Max Kepler got an extension before the season and the Twins have to be feeling good about that right now. The outfielder has shown great plate discipline while also adding big power en route to a 133 wRC+ this year.
Byron Buxton is finally starting to show the potential we’ve all been waiting for him since he was drafted. The outfielder is playing his typically great defense while also making more contact than ever and hitting for well above-average power.
Miguel Sanó has only played in 20 games this year, but when healthy he’s been a three true outcomes machine.
C.J. Cron is, well, like the rest of this lineup in that he is a power hitter, first and foremost. He’s been about average in every other facet offensively.
Jonathan Schoop is having a bounce-back year for the Twins after struggling in 2018. He still pretty much never walks, but he’s back to hitting the ball with authority.
Mitch Garver is only a part-time player behind the plate, but he has a 180 wRC+. With two lefties starting in this series for Boston, he will likely start the final two games.
Taylor Rogers somewhat quietly had a breakout season last year in Minnesota’s bullpen and he’s only improved more in 2019. The lefty is the top reliever in this bullpen with over 11 strikeouts per nine innings and only two walks per nine. He does allow a few more home runs than you’d like, if you’re looking for a weakness.
Blake Parker was a free agent signing for the Twins this winter but he has been a rare struggling player in Minnesota. His strikeout rate is down, his walk rate is up and he’s already allowed six homers in 25 outings.

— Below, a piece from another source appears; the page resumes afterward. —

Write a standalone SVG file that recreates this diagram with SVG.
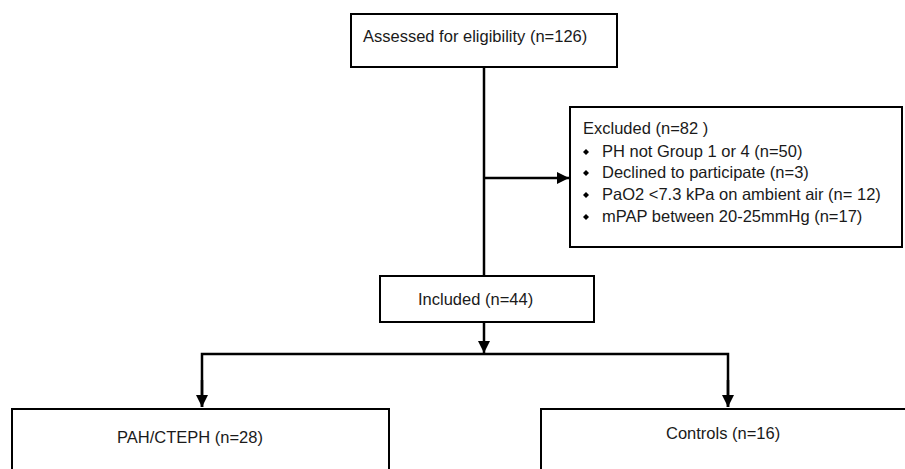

Trevor May has shown big potential as a late-inning arm for the Twins but has struggled to stay healthy over the last few years. He’s gotten good results this year, but he’s also struggled with control while watching his strikeout rate fall.
Adalberto Mejia has been out for about a month with a calf injury, but he recently started up a rehab assignment.
Ronald Torreyes is another former Yankee on the Twins, isn’t injured but rather is on the restricted list for unknown reasons.
It’s looking like it should be a nice week in Minnesota. The only threat to baseball could be some showers on Monday, but it doesn’t appear it would cause more than a delay at the most.